Elias Lindholm and Nathan Gerbe also scored for Carolina and Ward stopped 30 shots. Riley Nash had two assists for Carolina.
Loui Eriksson and David Pastrnak scored for Boston, which still hasn’t lost in regulation since Feb. 28.
Rask finished with 25 saves for the Bruins, who outshot the Hurricanes 32-28.
Pastrnak’s 10th goal of the season tied it at 2-all 5:54 into the third. David Krejci sent a long clearing pass that Pastrnak caught up to deep in the Carolina zone with only one defender and Ward to beat.
Pastrnak caught them both off guard with a high shot past Ward to tie it again and revive the Bruins, who outshot the Hurricanes 24-15 in the first two periods yet trailed 2-1 entering the third.
“We were a little too easy to break out against early, then once we got a little more committed and physical we were better,” Peters said.
Carolina regained the lead 8:34 into the second when Gerbe poked in a rebound after Rask stopped Chris Terry’s shot. Nash also assisted on the goal, which developed after Boston’s Ryan Spooner missed on a breakaway and the puck bounced hard off the boards toward the other end.
Eriksson scored a powerplay goal 5:13 into the second to tie it at 1-all off a cross-ice pass from Patrice Bergeron. Torey Krug also assisted on the goal, which Ward nearly stopped. Ward scrambled across the crease in time to catch the puck with his stick, but it carried into the back of the net.
The goal came 33 seconds into a slashing penalty on Terry, just the second called on Carolina in the game.
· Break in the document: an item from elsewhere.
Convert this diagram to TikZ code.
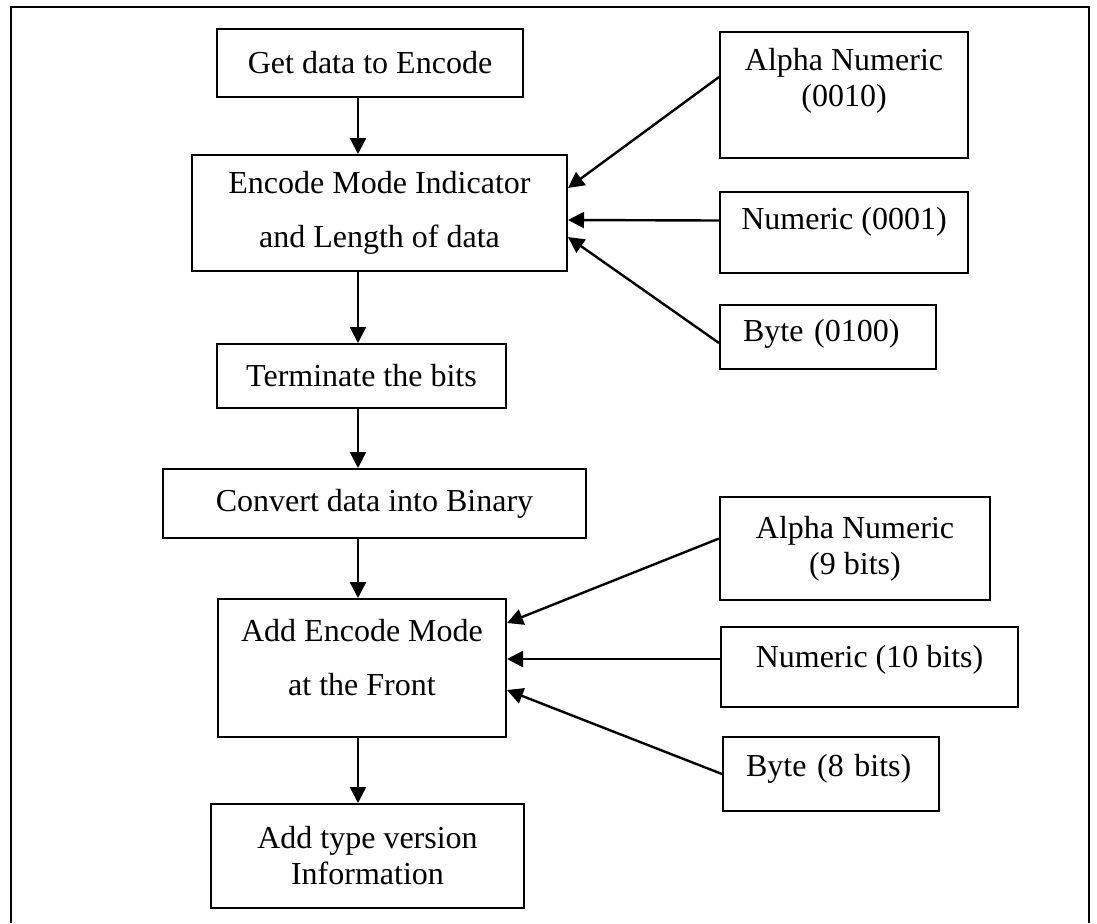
\documentclass[tikz,border=0pt]{standalone}
\usepackage{fontspec}
\setmainfont{Liberation Serif}
\usetikzlibrary{arrows.meta}

\tikzset{
  box/.style={draw, line width=1pt, align=center, inner sep=0pt},
  leftbox/.style={box, text width=85pt, align=left},
  flow/.style={line width=1.2pt, -{Triangle[length=8pt,width=8pt]}}
}

\begin{document}
\begin{tikzpicture}[x=0.5pt, y=-0.5pt, every node/.style={font=\fontsize{16}{18}\selectfont}]
    \useasboundingbox (0,0) rectangle (1097,923);
    % frame, open at the bottom
    \draw[line width=1pt] (11,923) -- (11,7) -- (1089,7) -- (1089,923);

    % main steps
    \node[box, minimum width=153pt, minimum height=34pt] (get) at (370,63) {Get data to Encode};
    \node[box, minimum width=187.5pt, minimum height=58pt] (enc) at (379.5,213) {Encode Mode Indicator\\[9pt]and Length of data};
    \node[box, minimum width=144.5pt, minimum height=32pt] (term) at (361.5,376) {Terminate the bits};
    \node[box, minimum width=211.5pt, minimum height=34.5pt] (conv) at (374.5,503.5) {Convert data into Binary};
    \node[box, minimum width=144pt, minimum height=69pt, text depth=10.5pt] (addm) at (362,668) {Add Encode Mode\\[9pt]at the Front};
    \node[box, minimum width=156.5pt, minimum height=52pt] (addt) at (367.5,856) {Add type version\\Information};

    % mode indicators
    \node[box, minimum width=124pt, minimum height=63pt, text depth=17.8pt] (an1) at (844,95) {Alpha Numeric\\(0010)};
    \node[box, minimum width=124pt, minimum height=40.5pt, text depth=14pt] (nu1) at (844,232.5) {Numeric (0001)};
    \node[leftbox, minimum width=108pt, minimum height=32pt, text depth=6.8pt] (by1) at (828,337) {Byte (0100)};

    % mode lengths
    \node[box, minimum width=135pt, minimum height=51.5pt] (an2) at (855,548.5) {Alpha Numeric\\(9 bits)};
    \node[box, minimum width=148.5pt, minimum height=40pt, text depth=10.5pt] (nu2) at (869.5,667) {Numeric (10 bits)};
    \node[leftbox, minimum width=108pt, minimum height=37pt, text depth=8.5pt] (by2) at (831,774) {Byte (8 bits)};

    \coordinate (spine) at (358,0);
    \foreach \a/\b in {get/enc, enc/term, term/conv, conv/addm, addm/addt}
        \draw[flow] (\a.south -| spine) -- (\b.north -| spine);

    \draw[flow] ([yshift=9pt]an1.west) -- ([yshift=12.5pt]enc.east);
    \draw[flow] ([yshift=6pt]nu1.west) -- ([yshift=-3.5pt]enc.east);
    \draw[flow] ([yshift=-3pt]by1.west) -- ([yshift=-12pt]enc.east);

    \draw[flow] ([yshift=5pt]an2.west) -- ([yshift=22.5pt]addm.east);
    \draw[flow] ([yshift=4pt]nu2.west) -- ([yshift=4.5pt]addm.east);
    \draw[flow] (by2.west) -- ([yshift=-11pt]addm.east);
\end{tikzpicture}
\end{document}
The Hurricanes had just killed a holding penalty called on Lindholm in the opening minute of the second period.
Notes — Boston D Kevan Miller missed his third straight game with an upper body injury. … Lindholm’s goal in the first period was his first in 16 games. … The Bruins announced owner Jeremy Jacobs will be inducted into the Massachusetts Hockey Hall of Fame.